Champetier ha explicado esta misma cabeza que señalaba Strauss «¿Qué alternativa se opone a la presunta “superioridad” de ese Occidente blanco y cristiano de los argumentos lepenistas? ¡La superioridad del Occidente liberal! Sostener la validez universal e imperativa de la ideología de los derechos humanos y de la economía de mercado, imponer a los inmigrantes su asimilación a un modelo considerado ejemplar –aunque todos sus pilares: Iglesia, escuela, partidos, sindicatos, ejército, sistema salarial, etc, se hallan en crisis–, oponer a la miserable argucia de una inmigración “racialmente indeseable” el argumento mediocre de una inmigración “económica y demográficamente útil”, todo eso significa ahora y siempre obedecer al mismo impulso de dominio de un Occidente que decididamente no alcanza a pensar al Otro, si no es términos de negación, expulsión o conversión (...) Las soflamas nacionalistas y los sermones universalistas vienen alimentados por el mismo deseo fundamental de homogeneidad (...) Nunca se hará retroceder a la extrema derecha defendiendo un sistema que por todas partes destruye las comunidades de pertenencia y de convivencia, que considera la competencia de todos contra todos como el modelo único de vínculo social y que eleva sin complejos su propia historia al rango de destino planetario»

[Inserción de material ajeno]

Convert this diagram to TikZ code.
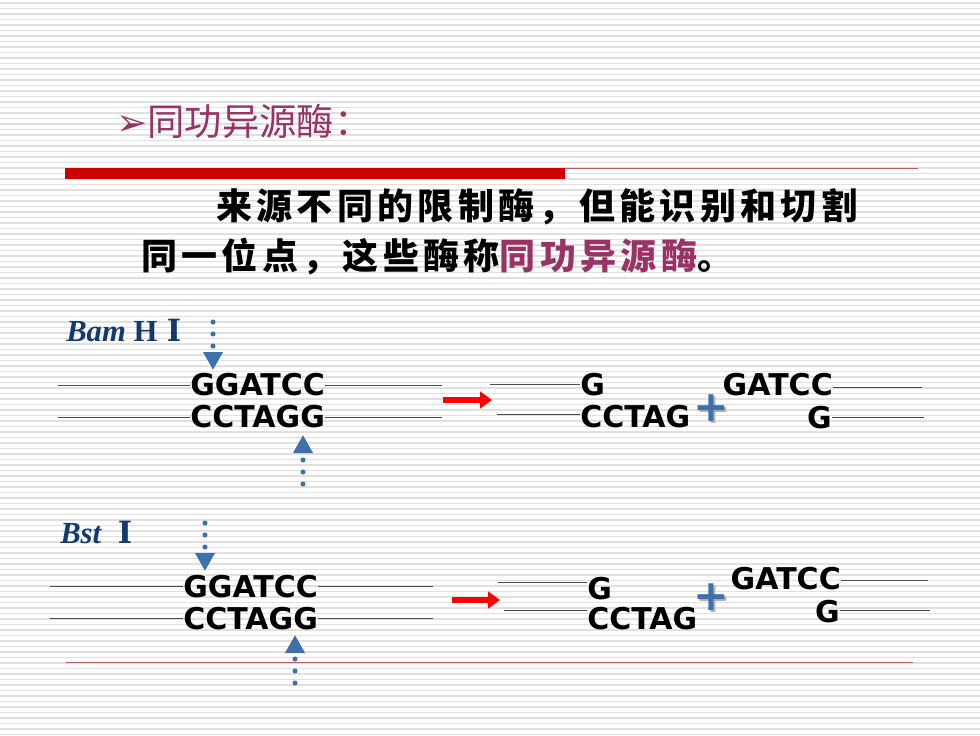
\documentclass[tikz,border=0pt]{standalone}
\usepackage{fontspec}
\usepackage{tikz}
\usetikzlibrary{arrows.meta,calc}
\newfontfamily\cjk{Noto Sans CJK SC}
\newfontfamily\cjkwide[LetterSpace=12]{Noto Sans CJK SC}
\newfontfamily\dnafont{DejaVu Sans}
\newfontfamily\symfont{DejaVu Sans}
\newfontfamily\enzfont{Liberation Serif}
\newfontfamily\numfont{DejaVu Serif}
\definecolor{titlepurple}{RGB}{153,51,102}
\definecolor{enzblue}{RGB}{18,58,108}
\definecolor{cutblue}{RGB}{62,112,170}
\definecolor{barred}{RGB}{204,0,0}
\definecolor{rulered}{RGB}{190,90,90}
\definecolor{stripe}{RGB}{224,224,224}

\begin{document}
\begin{tikzpicture}[x=0.75pt,y=-0.75pt,
  stripeline/.style={draw=stripe,line width=0.9pt},
  dna/.style={font=\dnafont\bfseries\fontsize{22.5}{26}\selectfont,inner sep=0pt},
  strand/.style={draw=black!70,line width=0.75pt},
  enz/.style={font=\enzfont\bfseries\fontsize{23}{26}\selectfont,text=enzblue,anchor=west,inner sep=0pt},
  cut/.style={draw=cutblue,line width=3.8pt,line cap=round,dash pattern=on 0pt off 9pt,
    -{Triangle[length=13.5pt,width=14pt,fill=cutblue]}},
  redarrow/.style={draw=red,line width=4.5pt,-{Triangle[length=9pt,width=12.5pt]}},
  plusmark/.style={font=\dnafont\bfseries\fontsize{32}{32}\selectfont,text=cutblue,inner sep=0pt},
  body/.style={font=\cjkwide\bfseries\fontsize{27}{30}\selectfont,anchor=west,inner sep=0pt}]
  \useasboundingbox (0,0) rectangle (980,735);
  \fill[white] (0,0) rectangle (980,735);
  \foreach \y in {3,8.5,...,735}
    \draw[stripeline] (0,\y) -- (980,\y);

  % title and definition
  \node[anchor=west,inner sep=0pt,text=titlepurple,font=\fontsize{28}{30}\selectfont] (title) at (116,121)
    {{\symfont\fontsize{28}{30}\selectfont ➢}{\cjk 同功异源酶：}};
  \draw[barred,line width=8.25pt] (65,173) -- (565,173);
  \draw[rulered,line width=0.75pt] (565,168) -- (918,168);
  \node[body] (defA) at (216,207) {来源不同的限制酶，但能识别和切割};
  \node[body] (defB) at (141,257) {同一位点，这些酶称\textcolor{titlepurple}{同功异源酶}。};

  % Bam HI
  \node[enz] (bamLabel) at (66,330) {\textit{Bam} H\hspace{7pt}{\numfont Ⅰ}};
  \node[dna,anchor=west] (bamTop) at (190,385) {GGATCC};
  \node[dna,anchor=west] (bamBot) at (190,417) {CCTAGG};
  \coordinate (bamL1) at (58,385);
  \coordinate (bamL2) at (58,417);
  \coordinate (bamR1) at (442,385);
  \coordinate (bamR2) at (442,417);
  \draw[strand] (bamL1) -- (bamTop);
  \draw[strand] (bamL2) -- (bamBot);
  \draw[strand] (bamTop) -- (bamR1);
  \draw[strand] (bamBot) -- (bamR2);
  \coordinate (bamCutA) at (213,322);
  \coordinate (bamCutB) at (303,484);
  \draw[cut] (bamCutA) -- (213,370);
  \draw[cut] (bamCutB) -- (303,435);
  \coordinate (bamArrowS) at (443,400);
  \coordinate (bamArrowE) at (492,400);
  \draw[redarrow] (bamArrowS) -- (bamArrowE);
  \node[dna,anchor=west] (bamG) at (580,385) {G};
  \node[dna,anchor=west] (bamCctag) at (580,417) {CCTAG};
  \coordinate (bamP1) at (490,384);
  \coordinate (bamP2) at (497,414);
  \draw[strand] (bamP1) -- (bamP1 -| bamG.west);
  \draw[strand] (bamP2) -- (bamP2 -| bamCctag.west);
  \node[plusmark,text=black!30] (bamPlusShadow) at (713,410) {+};
  \node[plusmark] (bamPlus) at (711,408) {+};
  \node[dna,anchor=east] (bamGatcc) at (833,385) {GATCC};
  \node[dna,anchor=east] (bamG2) at (832,418) {G};
  \coordinate (bamQ1) at (922,387);
  \coordinate (bamQ2) at (924,417);
  \draw[strand] (bamQ1 -| bamGatcc.east) -- (bamQ1);
  \draw[strand] (bamQ2 -| bamG2.east) -- (bamQ2);

  % Bst I
  \node[enz] (bstLabel) at (60,532) {\textit{Bst}\hspace{12pt}{\numfont Ⅰ}};
  \node[dna,anchor=west] (bstTop) at (183,587) {GGATCC};
  \node[dna,anchor=west] (bstBot) at (183,619) {CCTAGG};
  \coordinate (bstL1) at (50,586);
  \coordinate (bstL2) at (50,618);
  \coordinate (bstR1) at (433,586);
  \coordinate (bstR2) at (433,618);
  \draw[strand] (bstL1) -- (bstL1 -| bstTop.west);
  \draw[strand] (bstL2) -- (bstL2 -| bstBot.west);
  \draw[strand] (bstR1 -| bstTop.east) -- (bstR1);
  \draw[strand] (bstR2 -| bstBot.east) -- (bstR2);
  \coordinate (bstCutA) at (205,523);
  \coordinate (bstCutB) at (295,683);
  \draw[cut] (bstCutA) -- (205,571);
  \draw[cut] (bstCutB) -- (295,635);
  \coordinate (bstArrowS) at (452,600);
  \coordinate (bstArrowE) at (500,600);
  \draw[redarrow] (bstArrowS) -- (bstArrowE);
  \node[dna,anchor=west] (bstG) at (587,589) {G};
  \node[dna,anchor=west] (bstCctag) at (587,619) {CCTAG};
  \coordinate (bstP1) at (498,582);
  \coordinate (bstP2) at (504,610);
  \draw[strand] (bstP1) -- (bstP1 -| bstG.west);
  \draw[strand] (bstP2) -- (bstP2 -| bstCctag.west);
  \node[plusmark,text=black!30] (bstPlusShadow) at (713,599) {+};
  \node[plusmark] (bstPlus) at (711,597) {+};
  \node[dna,anchor=east] (bstGatcc) at (841,579) {GATCC};
  \node[dna,anchor=east] (bstG2) at (840,612) {G};
  \coordinate (bstQ1) at (928,580);
  \coordinate (bstQ2) at (930,610);
  \draw[strand] (bstQ1 -| bstGatcc.east) -- (bstQ1);
  \draw[strand] (bstQ2 -| bstG2.east) -- (bstQ2);
  \draw[rulered,line width=0.75pt] (66,662) -- (913,662);
\end{tikzpicture}
\end{document}
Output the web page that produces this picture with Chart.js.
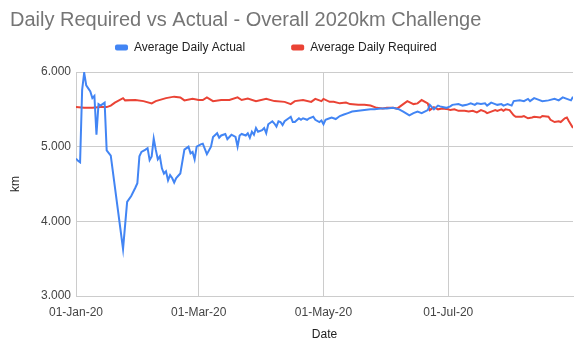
<!DOCTYPE html>
<html><head><meta charset="utf-8">
<script src="https://cdn.jsdelivr.net/npm/chart.js@4.4.1/dist/chart.umd.min.js"></script>
<style>html,body{margin:0;padding:0;background:#fff;}canvas{display:block;}</style>
</head><body>
<canvas id="c" width="585" height="356"></canvas>
<script>
const chartTitle = 'Daily Required vs Actual - Overall 2020km Challenge';
const seriesNames = ['Average Daily Actual', 'Average Daily Required'];
const tickDays = [0, 60, 121, 182];
const tickLabels = ['01-Jan-20', '01-Mar-20', '01-May-20', '01-Jul-20'];
const yTicks = [3, 4, 5, 6];

const actualDays = [0,1,2,3,4,5,6,7,8,9,10,11,12,13,14,15,17,23,25,27,29,30,31,32,34,35,36,37,38,39,40,41,42,43,44,45,46,47,48,49,50,51,53,54,55,56,57,58,59,61,62,64,66,67,69,70,71,73,74,75,76,78,79,80,81,83,84,85,86,87,88,89,91,92,93,94,96,97,98,99,100,101,102,104,105,106,107,109,110,111,113,114,116,117,119,120,121,122,124,125,127,129,131,133,135,138,141,144,146,149,152,155,158,160,163,165,167,169,172,173,175,177,178,181,183,184,187,189,191,193,195,196,198,200,201,203,204,206,208,209,211,213,214,217,219,221,222,224,226,228,231,234,236,238,240,242,243];
const actualValues = [4.84,4.81,4.79,5.76,5.99,5.82,5.78,5.74,5.65,5.68,5.16,5.57,5.55,5.57,5.59,4.95,4.88,3.63,4.26,4.34,4.45,4.51,4.87,4.93,4.96,4.98,4.82,4.87,5.11,4.96,4.83,4.87,4.71,4.64,4.67,4.55,4.62,4.58,4.52,4.58,4.61,4.64,4.96,4.98,5.00,4.91,4.93,4.83,5.00,5.03,5.04,4.90,5.00,5.13,5.18,5.12,5.15,5.17,5.10,5.13,5.16,5.13,5.00,5.15,5.17,5.15,5.18,5.12,5.20,5.16,5.25,5.20,5.22,5.25,5.18,5.30,5.34,5.31,5.27,5.34,5.33,5.29,5.34,5.38,5.40,5.33,5.33,5.38,5.36,5.38,5.36,5.38,5.40,5.36,5.33,5.35,5.30,5.36,5.38,5.39,5.37,5.41,5.43,5.45,5.47,5.48,5.49,5.50,5.50,5.51,5.51,5.52,5.50,5.47,5.42,5.45,5.47,5.45,5.49,5.56,5.50,5.55,5.54,5.52,5.54,5.56,5.57,5.55,5.56,5.58,5.56,5.58,5.57,5.58,5.55,5.59,5.58,5.56,5.57,5.55,5.57,5.55,5.61,5.62,5.61,5.64,5.61,5.65,5.63,5.61,5.62,5.64,5.62,5.66,5.64,5.62,5.67];

const requiredDays = [0,4,8,12,15,17,19,23,24,29,33,37,39,44,48,51,53,57,60,62,64,67,71,75,79,81,84,88,93,97,102,105,107,111,115,117,120,121,124,126,129,132,134,138,141,144,147,150,152,155,157,160,162,165,167,169,172,173,175,177,179,182,183,185,187,190,192,194,196,198,200,201,203,205,206,208,209,210,212,214,215,218,219,221,223,224,227,228,231,232,234,236,237,239,240,241,243];
const requiredValues = [5.53,5.52,5.52,5.53,5.53,5.55,5.59,5.65,5.62,5.625,5.61,5.58,5.61,5.65,5.67,5.66,5.62,5.64,5.625,5.625,5.66,5.61,5.625,5.625,5.66,5.625,5.645,5.61,5.64,5.61,5.60,5.57,5.61,5.625,5.60,5.64,5.61,5.64,5.60,5.60,5.58,5.59,5.57,5.56,5.56,5.55,5.52,5.51,5.52,5.52,5.51,5.57,5.61,5.57,5.58,5.625,5.58,5.49,5.53,5.50,5.51,5.50,5.49,5.50,5.48,5.48,5.47,5.48,5.46,5.49,5.47,5.45,5.47,5.49,5.48,5.50,5.48,5.50,5.49,5.42,5.40,5.40,5.41,5.38,5.39,5.40,5.39,5.41,5.40,5.36,5.33,5.34,5.33,5.38,5.39,5.34,5.25];

const FONT = "'Liberation Sans', Arial, sans-serif";
const LEGEND_BOX_X = 115, LEGEND_CENTER_Y = 47.5, LEGEND_H = 37;

const legendPlace = {
  id: 'legendPlace',
  beforeLayout(chart) {
    const lg = chart.legend;
    if (!lg || lg._placed) return;
    lg._placed = true;
    const fit0 = lg.fit;
    lg.fit = function () { fit0.call(this); this.height = LEGEND_H; };
    const draw0 = lg.draw;
    lg.draw = function () {
      const saved = {top: this.top, bottom: this.bottom, left: this.left, height: this.height};
      const pad = this.options.labels.padding;
      const ih = this.options.labels.font.size || 12;
      this.top = LEGEND_CENTER_Y - ih / 2 - pad;
      this.bottom = this.top + 200; this.height = 200;
      this.left = LEGEND_BOX_X - pad;
      draw0.call(this);
      Object.assign(this, saved);
    };
  }
};

const mk = (days, vals) => days.map((d, i) => ({x: d, y: vals[i]}));

new Chart(document.getElementById('c'), {
  type: 'line',
  data: {
    datasets: [
      {label: seriesNames[0], data: mk(actualDays, actualValues), borderColor: '#4285F4', backgroundColor: '#4285F4', borderWidth: 2, pointRadius: 0, tension: 0},
      {label: seriesNames[1], data: mk(requiredDays, requiredValues), borderColor: '#EA4335', backgroundColor: '#EA4335', borderWidth: 2, pointRadius: 0, tension: 0}
    ]
  },
  plugins: [legendPlace],
  options: {
    responsive: false,
    animation: false,
    devicePixelRatio: 1,
    layout: {padding: {left: 10, right: 12, top: 0, bottom: 0}},
    plugins: {
      tooltip: {enabled: false},
      title: {display: true, text: chartTitle, align: 'start', color: '#757575',
        font: {family: FONT, size: 20, weight: 'normal'}, padding: {top: 8, bottom: 3}},
      legend: {display: true, position: 'top', align: 'start',
        labels: {boxWidth: 13, boxHeight: 6, padding: 46, color: '#222222',
          font: {family: FONT, size: 12},
          useBorderRadius: true, borderRadius: 2,
          generateLabels: (chart) => Chart.defaults.plugins.legend.labels.generateLabels(chart).map(it => Object.assign(it, {lineWidth: 0}))}}
    },
    scales: {
      x: {type: 'linear', min: 0, max: 243,
        afterBuildTicks: (s) => { s.ticks = tickDays.map(v => ({value: v})); },
        afterFit: (s) => { s.height = 60; },
        grid: {color: '#cccccc', drawTicks: false},
        border: {color: '#cccccc'},
        ticks: {padding: 9, color: '#444444', font: {family: FONT, size: 12}, maxRotation: 0, autoSkip: false,
          callback: (v) => { const i = tickDays.indexOf(v); return i >= 0 ? tickLabels[i] : null; }},
        title: {display: true, text: 'Date', color: '#222222', font: {family: FONT, size: 12}, padding: {top: 0, bottom: 14}}
      },
      y: {min: 3, max: 6,
        afterBuildTicks: (s) => { s.ticks = yTicks.map(v => ({value: v})); },
        afterFit: (s) => { s.width = 66; },
        grid: {color: '#cccccc', drawTicks: false},
        border: {color: '#cccccc'},
        ticks: {padding: 5, color: '#444444', font: {family: FONT, size: 12}, callback: (v) => Number(v).toFixed(3)},
        title: {display: true, text: 'km', color: '#222222', font: {family: FONT, size: 12}, padding: {top: -2, bottom: 0}}
      }
    }
  }
});
</script>
</body></html>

Ésta es la razón por la cual el antirracismo mundialista y los nacionalismos xenófobos acaban prestándose ayuda uno al otro. No es, por tanto, un colaboracionismo meramente coyuntural, ni extraño, ni casual, ni contranatura.
El ejemplo del secuestro de este libro «Tres Ensayos contra la Modernidad» por parte de la policía y la justicia de la Monarquía parlamentaria, es para nosotros, no sólo una coincidencia de acción por parte de los bienpensantes antirracistas con sus supuestos contrincantes, los nacionalismos, sino otra muestra de simbiosis y de su unidad de hecho.